Written exercise: Without copying any pictures, restate exactly the lines from the start of the records through the line containing "from bokeh.resources import INLINE".
++++ Supplied data ++++
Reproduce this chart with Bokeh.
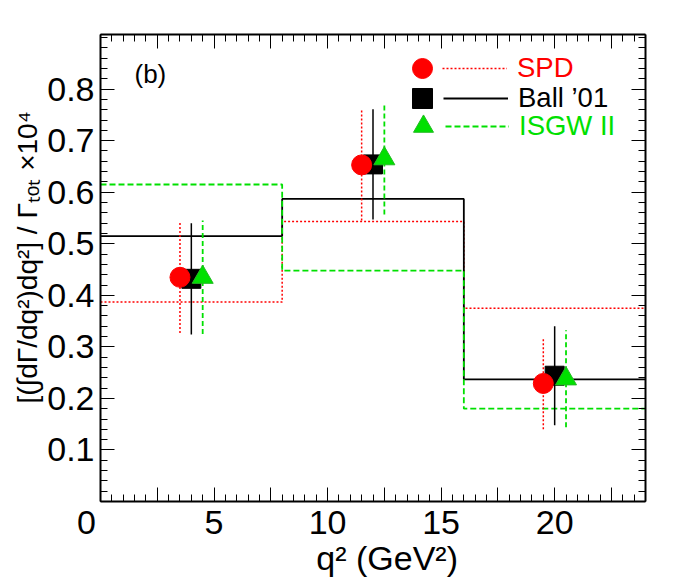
import math
from bokeh.plotting import figure
from bokeh.models import (LinearAxis, FixedTicker, Label, Legend, LegendItem, Range1d,
                          CustomJSTickFormatter, Title)
from bokeh.embed import file_html
from bokeh.resources import INLINE

# ---------------- data ----------------
bin_edges = [0, 8, 16, 24]
spd_hist = [0.387, 0.543, 0.375]
ball_hist = [0.515, 0.587, 0.237]
isgw_hist = [0.615, 0.448, 0.180]

spd_x = [3.5, 11.5, 19.5]
spd_y = [0.435, 0.653, 0.229]
spd_err = [0.108, 0.108, 0.089]

ball_x = [4.0, 12.0, 20.0]
ball_y = [0.432, 0.654, 0.244]
ball_err = [0.108, 0.107, 0.096]

isgw_x = [4.5, 12.5, 20.5]
isgw_y = [0.435, 0.665, 0.238]
isgw_err = [0.110, 0.108, 0.094]

x_major = [i * 2.5 for i in range(10)]
x_minor = [i * 0.5 for i in range(49)]
y_major = [round(i * 0.1, 1) for i in range(1, 9)]
y_minor = [round(i * 0.02, 2) for i in range(46)]

x_title = "\u00a0\u00a0\u00a0q\u00b2 (GeV\u00b2)"
y_title = "[(\u222bd\u0393/dq\u00b2)dq\u00b2] / \u0393\u209c\u2092\u209c \u00d710\u2074"

RED = "#ff0000"
BLACK = "#000000"
GREEN = "#00e000"
FONT = "Liberation Sans"

W, H = 672, 579
KX, KY = W / 680, H / 587


def fx(px):
    return px * KX


def fy(py):
    return py * KY

FL, FR, FT, FB = 100, 645, 34, 504

p = figure(width=W, height=H, x_range=Range1d(0, 24), y_range=Range1d(0, 0.906),
           output_backend="svg", toolbar_location=None,
           x_axis_type=None, y_axis_type=None,
           min_border_left=FL, min_border_right=W - FR, min_border_top=FT,
           min_border_bottom=H - FB)
p.outline_line_color = None
p.background_fill_color = "white"


def style_axis(ax, labels, standoff=6):
    ax.axis_line_width = 2
    ax.axis_line_color = BLACK
    ax.major_tick_in = 14
    ax.major_tick_out = 0
    ax.minor_tick_in = 7
    ax.minor_tick_out = 0
    ax.major_tick_line_width = 1
    ax.minor_tick_line_width = 1
    ax.major_tick_line_color = BLACK
    ax.minor_tick_line_color = BLACK
    if labels:
        ax.major_label_text_font = FONT
        ax.major_label_text_font_size = "34px"
        ax.major_label_text_color = BLACK
        ax.major_label_standoff = standoff
    else:
        ax.major_label_text_font_size = "0px"
        ax.major_label_standoff = 0


xfmt = CustomJSTickFormatter(code="""
if (tick === 0) { return "0\\u00a0\\u00a0\\u00a0"; }
return (tick % 5 === 0) ? tick.toFixed(0) : '';
""")
yfmt = CustomJSTickFormatter(code="return tick.toFixed(1);")
nofmt = CustomJSTickFormatter(code="return '';")

xaxis = LinearAxis(ticker=FixedTicker(ticks=x_major, minor_ticks=x_minor), formatter=xfmt,
                   axis_label=x_title)
style_axis(xaxis, True, standoff=1)
xaxis.axis_label_text_font = FONT
xaxis.axis_label_text_font_size = "34px"
xaxis.axis_label_text_font_style = "normal"
xaxis.axis_label_text_color = BLACK
xaxis.axis_label_standoff = -5
p.add_layout(xaxis, "below")

xtop = LinearAxis(ticker=FixedTicker(ticks=x_major, minor_ticks=x_minor), formatter=nofmt)
style_axis(xtop, False)
p.add_layout(xtop, "above")
yaxis = LinearAxis(ticker=FixedTicker(ticks=y_major, minor_ticks=y_minor), formatter=yfmt)
style_axis(yaxis, True)
p.add_layout(yaxis, "left")
yright = LinearAxis(ticker=FixedTicker(ticks=y_major, minor_ticks=y_minor), formatter=nofmt)
style_axis(yright, False)
p.add_layout(yright, "right")

# y axis title in the left side panel
p.add_layout(Title(text=y_title, align="left", offset=round(FB - fy(412)),
                   text_font=FONT, text_font_size="28px", text_font_style="normal",
                   text_color=BLACK, standoff=4), "left")

# ---------------- histograms ----------------
def step_vals(v):
    return list(v) + [v[-1]]

r_spd_h = p.step(bin_edges, step_vals(spd_hist), mode="after", line_color=RED,
                 line_width=1.5, line_dash="2 2")
r_ball_h = p.step(bin_edges, step_vals(ball_hist), mode="after", line_color=BLACK,
                  line_width=1.8)
r_isgw_h = p.step(bin_edges, step_vals(isgw_hist), mode="after", line_color=GREEN,
                  line_width=1.8, line_dash="6 3")

# ---------------- error bars ----------------
def lo(y, e):
    return [a - b for a, b in zip(y, e)]


def hi(y, e):
    return [a + b for a, b in zip(y, e)]

p.segment(spd_x, lo(spd_y, spd_err), spd_x, hi(spd_y, spd_err), line_color=RED,
          line_width=1.5, line_dash="2 2")
p.segment(ball_x, lo(ball_y, ball_err), ball_x, hi(ball_y, ball_err), line_color=BLACK,
          line_width=1.5)
p.segment(isgw_x, lo(isgw_y, isgw_err), isgw_x, hi(isgw_y, isgw_err), line_color=GREEN,
          line_width=1.8, line_dash="5 3")

# ---------------- markers ----------------
r_ball_m = p.scatter(ball_x, ball_y, marker="square", size=19, fill_color=BLACK, line_color=BLACK)
r_spd_m = p.scatter(spd_x, spd_y, marker="circle", size=20, fill_color=RED, line_color=RED)
r_isgw_m = p.scatter(isgw_x, isgw_y, marker="triangle", size=21, fill_color=GREEN,
                     line_color="#22bb22", line_width=1)

# ---------------- legend ----------------
LEG_DY = 3


def marker_legend(r, cx, cy):
    G = 50
    lg = Legend(items=[LegendItem(label=" ", renderers=[r])],
                location=(round(cx - G / 2 - FL), round(FB - (cy + G / 2)) - LEG_DY),
                glyph_width=G, glyph_height=G, label_height=G, label_width=1,
                label_standoff=0, padding=0, margin=0, spacing=0,
                border_line_alpha=0, background_fill_alpha=0,
                label_text_font_size="1px")
    p.add_layout(lg)


def line_legend(r, label, color, x0, x1, cy):
    HH = 36
    lg = Legend(items=[LegendItem(label=label, renderers=[r])],
                location=(round(x0 - FL), round(FB - (cy + HH / 2)) - LEG_DY),
                glyph_width=int(round(x1 - x0)), glyph_height=HH, label_height=HH,
                label_standoff=10, padding=0, margin=0, spacing=0,
                border_line_alpha=0, background_fill_alpha=0,
                label_text_color=color, label_text_font=FONT,
                label_text_font_size="27.5px")
    p.add_layout(lg)

marker_legend(r_spd_m, fx(427), fy(69))
marker_legend(r_ball_m, fx(427), fy(99))
marker_legend(r_isgw_m, fx(428), fy(128))
line_legend(r_spd_h, "SPD", RED, fx(447), fx(513), fy(69))
line_legend(r_ball_h, "Ball \u201901", BLACK, fx(448), fx(514), fy(99))
line_legend(r_isgw_h, "ISGW II", GREEN, fx(450), fx(515), fy(128))

# ---------------- panel label ----------------
p.add_layout(Label(x=round(fx(136) - FL), y=round(FB - fy(77)), x_units="screen",
                   y_units="screen", text="(b)", text_font=FONT, text_font_size="26px",
                   text_color=BLACK, text_baseline="middle"))

open("out.html", "w").write(file_html(p, INLINE))
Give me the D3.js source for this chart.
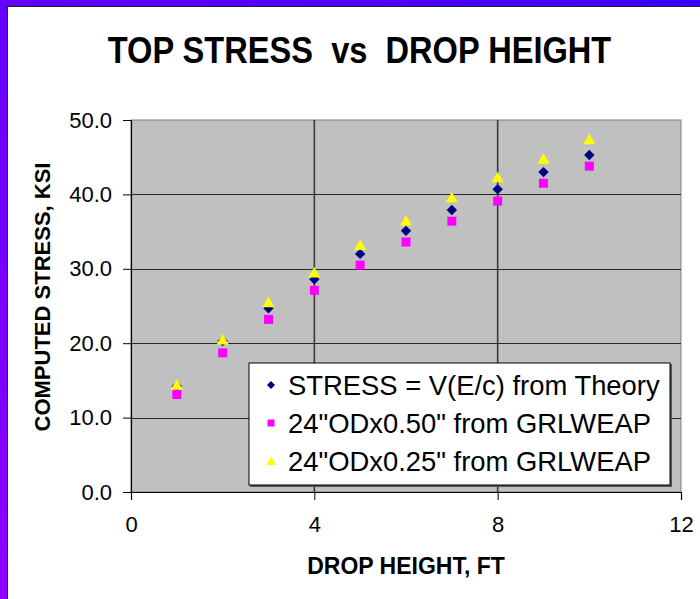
<!DOCTYPE html>
<html>
<head>
<meta charset="utf-8">
<style>
  body { margin: 0; background: #fff; }
  svg { display: block; font-family: "Liberation Sans", Arial, sans-serif; }
</style>
</head>
<body>
<script src="https://d3js.org/d3.v7.min.js"></script>
<script>
  // drop height, ft
  var heights = [1, 2, 3, 4, 5, 6, 7, 8, 9, 10];
  // computed stress, ksi
  var theory = [14.2, 20.3, 24.7, 28.6, 32.0, 35.1, 37.9, 40.7, 43.0, 45.3];
  var od050 = [13.1, 18.7, 23.2, 27.1, 30.5, 33.6, 36.4, 39.1, 41.5, 43.8];
  var od025 = [14.4, 20.5, 25.5, 29.5, 33.2, 36.5, 39.6, 42.3, 44.8, 47.4];
  var seriesNames = ['STRESS = V(E/c) from Theory', '24"ODx0.50" from GRLWEAP', '24"ODx0.25" from GRLWEAP'];
  var xTicks = [0, 4, 8, 12];
  var yTicks = [0, 10, 20, 30, 40, 50];

  var W = 700, H = 599;
  var svg = d3.select("body").append("svg").attr("width", W).attr("height", H);

  // purple frame on top and left
  var defs = svg.append("defs");
  var grad = defs.append("linearGradient").attr("id", "frame")
    .attr("x1", "100%").attr("y1", "0%").attr("x2", "0%").attr("y2", "100%");
  grad.append("stop").attr("offset", "0%").attr("stop-color", "#3a00ff");
  grad.append("stop").attr("offset", "100%").attr("stop-color", "#8f00ff");
  svg.append("rect").attr("width", W).attr("height", H).attr("fill", "url(#frame)");
  svg.append("rect").attr("x", 8).attr("y", 7).attr("width", W - 8).attr("height", H - 7).attr("fill", "#fff");
  svg.append("line").attr("x1", 7.5).attr("x2", 7.5).attr("y1", 6).attr("y2", H).attr("stroke", "#222");
  svg.append("line").attr("x1", 7).attr("x2", W).attr("y1", 6.5).attr("y2", 6.5).attr("stroke", "#222");

  var x = d3.scaleLinear().domain([0, 12]).range([131, 681]);
  var y = d3.scaleLinear().domain([0, 50]).range([492, 120]);

  // plot area
  svg.append("rect")
    .attr("x", x(0)).attr("y", y(50))
    .attr("width", x(12) - x(0)).attr("height", y(0) - y(50))
    .attr("fill", "#c0c0c0").attr("stroke", "#808080").attr("stroke-width", 1);

  // gridlines
  svg.append("g").selectAll("line").data(yTicks.filter(d => d > 0 && d < 50)).join("line")
    .attr("x1", x(0)).attr("x2", x(12))
    .attr("y1", d => Math.round(y(d)) + 0.5).attr("y2", d => Math.round(y(d)) + 0.5)
    .attr("stroke", "#2a2a2a").attr("stroke-width", 1);
  svg.append("g").selectAll("line").data(xTicks.filter(d => d > 0 && d < 12)).join("line")
    .attr("x1", d => x(d)).attr("x2", d => x(d))
    .attr("y1", y(50)).attr("y2", y(0))
    .attr("stroke", "#3a3a3a").attr("stroke-width", 1.6);

  // axes
  var xAxis = svg.append("g").attr("transform", "translate(0," + y(0) + ")")
    .call(d3.axisBottom(x).tickValues(xTicks).tickSize(8).tickPadding(16).tickFormat(d3.format("d")));
  var yAxis = svg.append("g").attr("transform", "translate(" + x(0) + ",0)")
    .call(d3.axisLeft(y).tickValues(yTicks).tickSize(8).tickPadding(11).tickFormat(d3.format(".1f")));
  [xAxis, yAxis].forEach(function(a) {
    a.select(".domain").attr("stroke", "#000").attr("stroke-width", 1.2);
    a.selectAll(".tick line").attr("stroke", "#000");
    a.selectAll(".tick text").attr("font-size", 22).attr("fill", "#000")
      .attr("font-family", "Liberation Sans, Arial, sans-serif");
  });

  // markers
  function diamond(s) { return "M0," + (-s) + "L" + s + ",0L0," + s + "L" + (-s) + ",0Z"; }
  function square(s) { return "M" + (-s) + "," + (-s) + "H" + s + "V" + s + "H" + (-s) + "Z"; }
  function triangle(s) { return "M0," + (-s) + "L" + (s * 1.1) + "," + (s * 0.9) + "L" + (-s * 1.1) + "," + (s * 0.9) + "Z"; }

  var series = [
    { values: theory, color: "#000080", shape: diamond, size: 5.2, lsize: 4 },
    { values: od050, color: "#ff00ff", shape: square, size: 4.5, lsize: 3.5 },
    { values: od025, color: "#ffff00", shape: triangle, size: 5.5, lsize: 4.5 }
  ];

  series.forEach(function(s) {
    svg.append("g").selectAll("path").data(heights).join("path")
      .attr("transform", (d, i) => "translate(" + x(d) + "," + y(s.values[i]) + ")")
      .attr("d", s.shape(s.size))
      .attr("fill", s.color);
  });

  // legend
  var lg = svg.append("g").attr("transform", "translate(249,363)");
  lg.append("rect").attr("x", 1).attr("y", 1).attr("width", 422).attr("height", 123).attr("fill", "#555");
  lg.append("rect").attr("width", 421).attr("height", 122).attr("fill", "#fff").attr("stroke", "#000").attr("stroke-width", 1);
  series.forEach(function(s, i) {
    var cy = 22 + i * 38;
    lg.append("path").attr("transform", "translate(22," + cy + ")").attr("d", s.shape(s.lsize)).attr("fill", s.color);
    lg.append("text").attr("x", 39).attr("y", cy + 9.5).attr("font-size", 27.4).attr("fill", "#000").text(seriesNames[i]);
  });

  // titles
  svg.append("text").attr("transform", "translate(359.5,63) scale(1,1.15)").attr("text-anchor", "middle")
    .attr("font-size", 32.6).attr("font-weight", "bold").text("TOP STRESS  vs  DROP HEIGHT")
    .attr("xml:space", "preserve").style("white-space", "pre");
  svg.append("text").attr("x", x(6)).attr("y", 574).attr("text-anchor", "middle")
    .attr("font-size", 23).attr("font-weight", "bold").text("DROP HEIGHT, FT");
  svg.append("text").attr("transform", "translate(50,297) rotate(-90)").attr("text-anchor", "middle")
    .attr("font-size", 22).attr("font-weight", "bold").text("COMPUTED STRESS, KSI");
</script>
</body>
</html>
++++
Full answer:
Reproduce this chart with Bokeh.
import math
from bokeh.plotting import figure
from bokeh.models import (LinearAxis, FixedTicker, Label, Legend, LegendItem, Range1d,
                          CustomJSTickFormatter, Title)
from bokeh.embed import file_html
from bokeh.resources import INLINE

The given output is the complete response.